Transferência de votos
Não acredito em transferência de voto porque o voto não é meu, o voto é do eleitor. E a gente tem que começar a respeitar o eleitor. Eu acho um desrespeito esse negócio de que você é dono dos votos de cidadãos e cidadãs conscientes. As pessoas votam em quem elas se convencem de votar. O eleitor, o cidadão, não quer ficar nessa posição de mero expectador, ele quer ser protagonista, autor, mobilizador. E isso ficou claro nas manifestações agora de junho. O pessoal entrou em crise, 'mas como é que tem esse bando de gente na rua e não foi um sindicato, não foi um partido, não foi a Marina, não foi o Lula'? Quem chamou foi o próprio cidadão porque ele é um novo sujeito politico, é autor, é mobilizador. É isso que temos que entender e cada vez mais vai ser assim. E vai ter que negociar com ele. Não vamos trata-lo como se ele tivesse uma atitude passiva. Tanto não tem que botou o Congresso para, envergonhadamente, enterrar a PEC 37. Botou o Congresso e o governo para, envergonhadamente, ressuscitar para em seguida matar a reforma política. Quem fez isso foi o cidadão. Ou a gente convence esse cidadão, de que essa proposta é boa para o Brasil, ou ele não vai dar o voto só porque a Marina está dizendo vote no Eduardo, no João, no Francisco ou na Maria. Vamos começar a respeitar o cidadão.
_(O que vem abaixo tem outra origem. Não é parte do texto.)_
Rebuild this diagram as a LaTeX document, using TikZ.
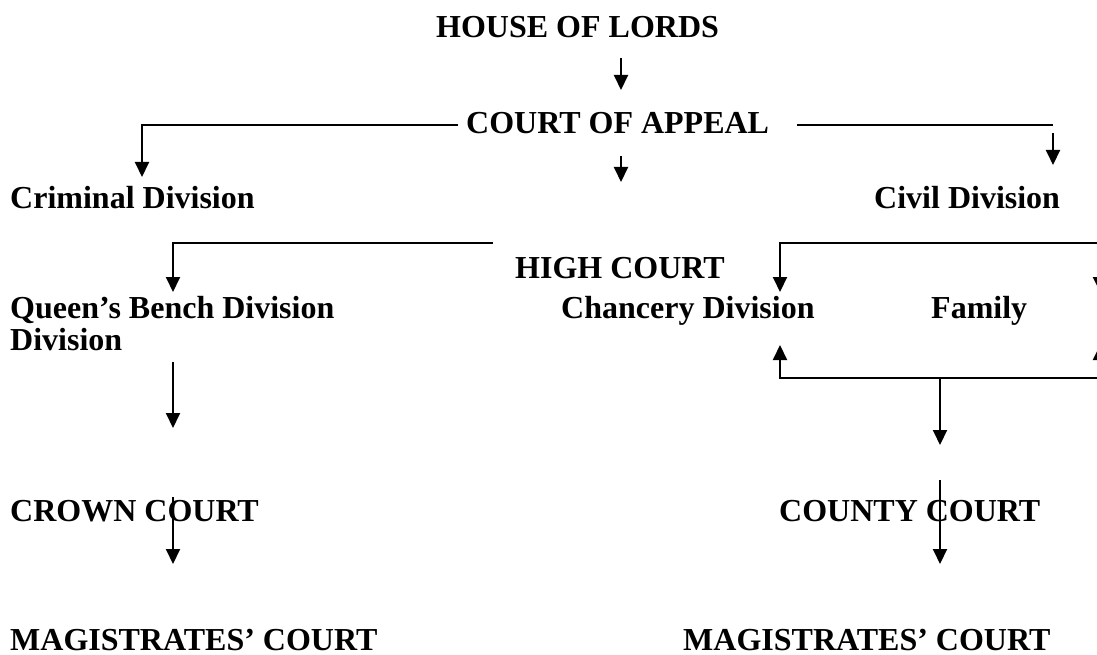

Eu digo: não acredito em salvadores da pátria, eu acredito em homens e mulheres que se disponham a construir pátria. Eu não acredito que alguém propõe para um povo um destino, eu acredito em quem propõe um mundo melhor, construído por todos. É por isso que eu fiz esse gesto. E só Deus e o tempo dirão se foi para ajudar a mudar ou se foi para me vingar. E, se eu não tiver mais aqui, com certeza, como historiadora, eu ficarei feliz do mesmo jeito porque foi para construir.
Cabeça de chapa
Esse trabalho não é ele quem vai conseguir, numa aliança a gente tem que conseguir juntos. É um convencimento conjunto. Agora, para convencer os outros, a gente tem que ter o que dizer. E não só o que dizer, a gente tem que mostrar o que está fazendo. E é desse estar fazendo é que vamos mostrar muito mais pelo que fizemos do que pelo que dissermos. Mas a gente está só no começo, vamos começar o diálogo. Não tem nada impositivo. A Rede tem o seu programa, o PSB tem o seu programa, a Rede tem seus militantes, o PSB tem os seus militantes, e vamos nos comportar como um partido político. A história vai provar que o que aconteceu com a Rede Sustentabilidade é o maior paradoxo da política partidária brasileira. Tem partido que se legaliza dentro de uma pasta para tentar ganhar capilaridade social, com apoio inclusive do governo para já ter um ministério. Tem partido que tem capilaridade social, não quer um ministério para aumentar cada vez mais os gastos públicos e mesmo assim não consegue um registro legal. Eu não tenho como objetivo de vida ser a presidente da República, eu tenho como objetivo de vida um país melhor. Se para isso necessário for ser presidente da República, serei com a mesma alegria que faço como professora de história. Eu acho que as pessoas não entenderam que o meu gesto porque continuam não acreditando nisso que estou dizendo. Se o Eduardo se comprometer com essa agenda, se o Eduardo fizer um gesto de mudanças significativo que o Brasil precisa, eu não preciso ser vice dele, eu só preciso ser cabo eleitoral. Eu repito aquela história de que sábio são os que aprendem com os acertos dos outros. Estúpidos são aqueles que não aprendem nem com os seus acertos. O PT e o PSDB tem dois grandes acertos para aprender, serão estúpidos se não aprenderem com eles que podem fazer mais e melhor, podem fazer mais com sustentabilidade. Eu não tenho nenhum problema com isso se o Brasil for melhor, não tenho como objetivo de vida ser presidente do Brasil, tenho como objetivo de vida ter um país melhor.